Au moment où nous terminons l’écriture collective de cet article, le questionnaire a été testé auprès de 20 parents (non participants aux groupes) dans les trois pays. Les données sont en processus de saisie (par une consultante en démographie) en vue d’analyses préliminaires et d’explorations des possibilités de croisement de cet outil quantitatif construit avec une approche inductive. Les données qualitatives provenant des enregistrements et des transcriptions des groupes de discussion sont insérées dans un logiciel NVIVO et la grille de codification a été construite par étape de manière collaborative entre les chercheurs. L’ensemble de ce matériel nous permettra de documenter en profondeur l’expérience de la naissance et du devenir parent comme événement des cycles de vie en mettant en lumière ses multiples composantes et leurs interrelations toujours singulières dans un parcours de vie particulier.
Conclusion
Les visées épistémologiques, éthico-politique et méthodologique de notre projet sont difficilement abordables séparément. Dans le champ de la naissance, le savoir médical fait autorité ayant le risque et l’évitement du pire (Beck, 2001) comme moteur d’intervention et de justification (Salmi, 1993). Dans un registre plus discret, un autre discours se fait entendre depuis plus de 40 ans. Issue d’une résistance au contrôle du corps des femmes par la médecine (St-Amant, 2013), une approche non médicale de la naissance, fondée sur la confiance dans le processus physiologique de croissance et de sortie du bébé s’est développée dans nos trois pays de manière différente et à des degrés divers. Peu de parents échappent aux deux discours de vérité, l’un imposant et protecteur, l’autre aux tendances essentialistes et idéalisées, parfois culpabilisant pour les mères qui n’arrivent pas à faire de la naissance une expérience édifiante. Au-delà des luttes d’appropriation autour de la naissance qui en impactent fortement l’expérience, les visées de notre démarche sont de saisir les déroulements possibles de la naissance dans ses dimensions souvent invisibilisées. En nous intéressant d’abord aux parcours et aux circonstances des individus, des couples et des familles, dans des contextes sociaux, politiques et culturels variés, nous souhaitons contribuer, dans le champ de la santé, à produire des connaissances qui peuvent donner une profondeur de champ à la prescription et aux résultats des tests de dépistage. Notre démarche soucieuse de percevoir, de ressentir, de partager et de comprendre ensemble les dimensions biologiques et aussi psychologiques, sociales, culturelles et politiques de la naissance participe à considérer celle-ci comme une expérience marquante et unique à chaque fois, et aussi à la réinscrire en tant qu’événement individuel et collectif potentiellement rassembleur et créateur de liens et de solidarités.
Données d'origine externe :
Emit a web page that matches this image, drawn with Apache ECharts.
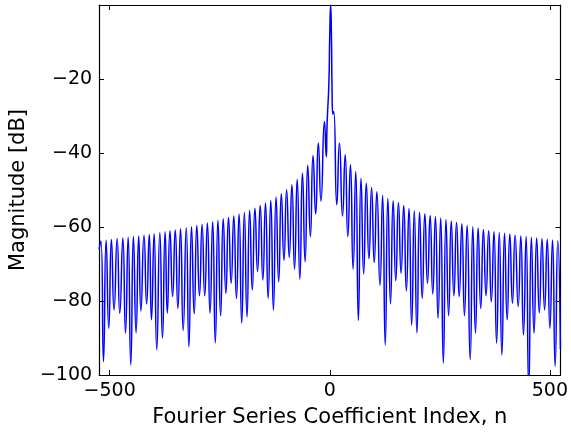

À un autre niveau, la durée de 14 mois de la démarche a permis de développer des relations de confiance entre des chercheurs et des collaborateurs de différentes disciplines et de différents pays, entre des acteurs de différents milieux partageant des intérêts communs. Ces relations sont des forces inestimables dans la production de connaissances dans les contextes de pratiques de la recherche et de l’intervention aujourd’hui. Le croisement de nos regards, de nos cadres de références et de nos définitions de concepts permet l’élargissement de nos sensibilités théoriques et expérientielles (Paillé & Mucchielli, 2010). Les retours successifs dans les milieux d’intervention et dans les groupes de parents nous ont tous déplacés au coeur des enjeux concrets des réalités vécues. Un tel dispositif oriente la pratique de la recherche en mode réflexivité et ouverture à l’altérité de façon permanente, contribuant à sa manière à la démocratisation de la production des connaissances (Monceau & Soulière, 2016) et cela nous semble particulièrement pertinent dans le champ de la santé dans le contexte actuel.